School staff members offended by government circular asking them to avoid wearing indecent clothes

A recent circular issued by the school education department, which urges teachers to be dressed in a “decent manner”, has evoked strong responses from teachers, who are offended by what they see as the officiousness of the message.

The circular dated June 29, in essence, tells teachers: Please avoid wearing indecent clothes; it is important that you are attired in and accessories that go with the dignity of the teaching profession and uphold our culture, tradition and ethos. You have to set an example to students.

“But, who decides what ‘decent’ is?” asked a teacher at a Panchayat Union School in a southern suburb of Chennai. Terming the note condescending, the teacher said in a tone that was unmistakably sarcastic: “As teachers we are aware of our role and the responsibility that goes with it. I wear a sari on most days. Now if the department find my style of wearing it objectionable, will they send someone to drape it around me?”

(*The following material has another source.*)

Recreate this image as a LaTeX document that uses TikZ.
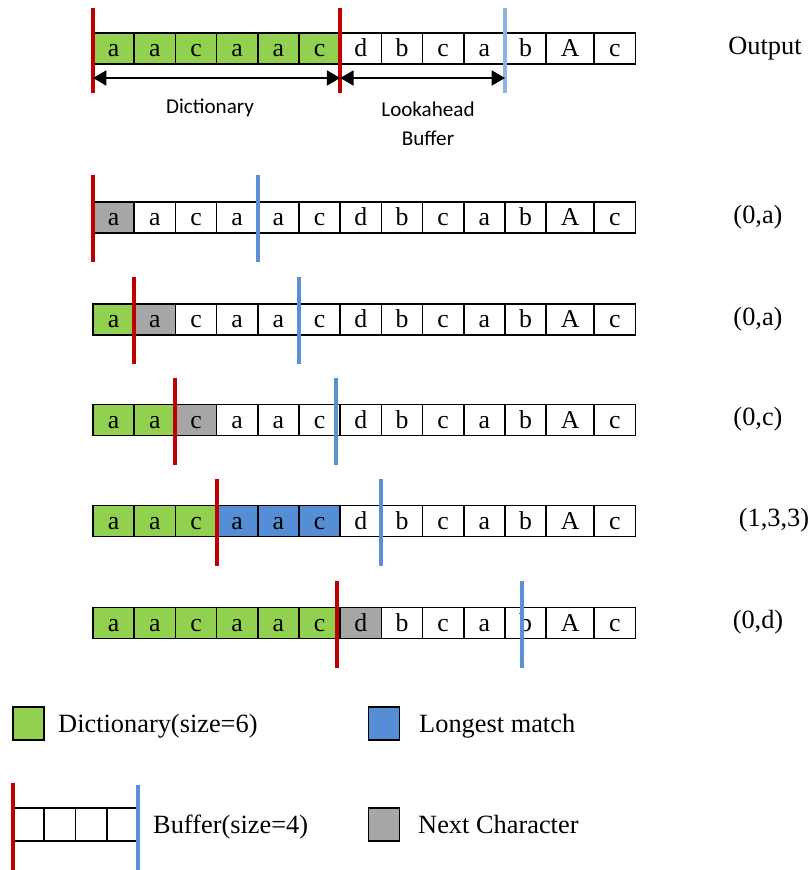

Another teacher felt there were a few teachers who could dress better. However, after the initial judgement, of her colleagues’ dress sense she spoke in support of her clan, saying: “Well, beyond a basic dress code, the way one dresses is personal. No one should dictate what teachers ought to wear. Teachers are quite conscious of these things.”

According to a senior official in the school education department, the decision to send out the circular was sparked by a photograph of a teacher in which he was wearing “cooling glass and a cap”.

The official said: “He was posing like a hero and we thought teachers should dress more responsibly. Otherwise it’s a circular we send out from time to time. It is a general request and not meant to put down teachers. Some people are simply reading too much into it and over-reacting,” he said.

A teacher at a Chennai Corporation-run high school said it was only in Tamil Nadu that the school education department insisted on formals – shirts and trousers for male teachers and saris for female teachers. “We visited a few schools in Delhi as part of a programme and found many male teachers dressed in T-shirt and jeans. Even the female teachers were in salwar-kameez,” he said.

This circular is applicable primarily to government and aided schools. However, barring a few private schools in the city that have gradually moved on to a broader dress code for teachers, many private institutions, too, insist that women teachers be dressed in saris.

S. Amudha Lakshmi, principal of Chettinad Vidyashram, said the school prescribes saris for its women teachers. “If, for medical reasons, some teachers want an exemption, we give one temporarily.” Chitra Prasad, correspondent and principal, NSN Matriculation School also feels sari tends to be a more appropriate outfit for women teachers, particularly in higher classes. “They tend to look mature in a sari and students take them more seriously. Sari is considered moredignified, particularly in south India.”

But, there are also those like Calibre Educational Foundation Trustee Madhuvanthi Arun who believe that it is not what one wears, but how one wears it. “It’s not about sari or salwar-kameez. Dignity is something that comes from within. And all our teachers know that – they are thinking individuals and professionals,” she said.

Jashoda Sundar of Sivaswami Kalalaya Senior Secondary School, said she strongly believes that any teacher who takes herself and her job seriously will dress appropriately. “Some people tend to equate saris with decency. It doesn’t work that way – there is nothing indecent about salwar-kameez or trousers. Teachers know these things,” she said.